The pinball league's been good for many things, one of them being, it encourages us to walk around the neighborhood more, since the hipster bar with the pinball machines is too ridiculously close to drive unless there's compelling circumstance like rain or bitter cold. This means it's easier to notice things around the area. For example ...
Our neighborhood dates to the mid-to-late 20s, and that's the vintage of our house. So our neighborhood has had its sidewalks generally chewed up and replaced on about the normal pace for this sort of thing. The replacement sidewalk tiles, often, have the name of the paver and the date of paving embedded in them. In the blocks around us it looks like there were major waves of sidewalk repair in the 1950s and 1980s, with a handful of repairs being done in other decades. We can form a couple ideas why there should be so much repair in the 50s --- for one, the sidewalks would have been three decades old by then, and Lansing was at a relative economic peak then --- although why the 80s should have been so lush with repair budgets we don't know. We found a number of sidewalks repaired in 1988 but marked with a template that clearly said 1987, because an extra curl to turn the 7 into an 8 is added consistently in them.
And then we found a real anomaly: a faded, very old-looking tile whose text appears to read ``B F Churchill'' and ``19[?]8''. The [?] is very hard to make out, and badly worn, but it looks much more like a 0 than it does any other letter. The thing is, this is about two decades earlier than the oldest houses we're aware of. It's possible the city paved the sidewalks anticipating development, but, 1908 seems like an improbable year to build infrastructure on spec, what with the Panic of 1907 and all that.
Searching for information about B F Churchill brought us to a 1912 edition of what would become Michigan State University's newspaper, which lists a B F Churchill as drayman for the campus (he has ``purchased a new Cass auto truck for his Lansing-College trade, and plans to make the machine do the work of his five horses''). It's not unthinkable to go from local cement magnate to transportation in four years, but it feels like there's some pieces missing.

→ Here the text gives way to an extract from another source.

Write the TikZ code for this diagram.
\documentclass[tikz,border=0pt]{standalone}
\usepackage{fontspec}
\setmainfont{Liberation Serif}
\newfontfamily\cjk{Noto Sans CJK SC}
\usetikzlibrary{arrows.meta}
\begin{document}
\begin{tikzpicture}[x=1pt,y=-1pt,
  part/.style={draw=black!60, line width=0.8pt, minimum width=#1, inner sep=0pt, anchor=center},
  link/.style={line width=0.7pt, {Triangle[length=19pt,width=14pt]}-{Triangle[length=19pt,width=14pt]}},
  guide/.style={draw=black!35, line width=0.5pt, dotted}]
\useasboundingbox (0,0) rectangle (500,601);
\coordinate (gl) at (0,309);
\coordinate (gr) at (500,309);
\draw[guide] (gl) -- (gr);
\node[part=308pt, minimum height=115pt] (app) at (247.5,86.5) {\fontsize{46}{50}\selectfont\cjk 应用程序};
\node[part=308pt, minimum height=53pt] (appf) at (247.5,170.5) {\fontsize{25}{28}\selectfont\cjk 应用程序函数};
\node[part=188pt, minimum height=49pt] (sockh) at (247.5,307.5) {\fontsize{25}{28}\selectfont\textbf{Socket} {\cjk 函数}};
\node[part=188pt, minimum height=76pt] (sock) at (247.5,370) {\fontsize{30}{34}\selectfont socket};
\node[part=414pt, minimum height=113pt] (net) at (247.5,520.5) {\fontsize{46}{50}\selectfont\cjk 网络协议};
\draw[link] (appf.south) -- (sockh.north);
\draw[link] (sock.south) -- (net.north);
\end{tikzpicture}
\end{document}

We can't find another B F Churchill in the Lansing area, though, not without getting into serious archives.
There does seem to be one really old sidewalk tile in front of our house, but, we couldn't make out the date. It'd be great to think we have any sidewalk from the house's original construction there but we just don't have good evidence of it.
Trivia: Freelance newsreel photographers of the 1920s would typically earn between 50 cents and $2.00 per foot of footage; the average rate was about $1.25. Unusually rare or newsworthy footage could achieve as much as $100 a foot. Source: The American Newsreel, 1911 - 1967, Raymond Fielding.
Currently Reading: The President Is A Sick Man: How The Supposedly Virtuous Grover Cleveland Survives A Secret Surgery At Sea And Vilifies The Courageous Newspaperman Who Dared Expose The Truth, Matthew Algeo.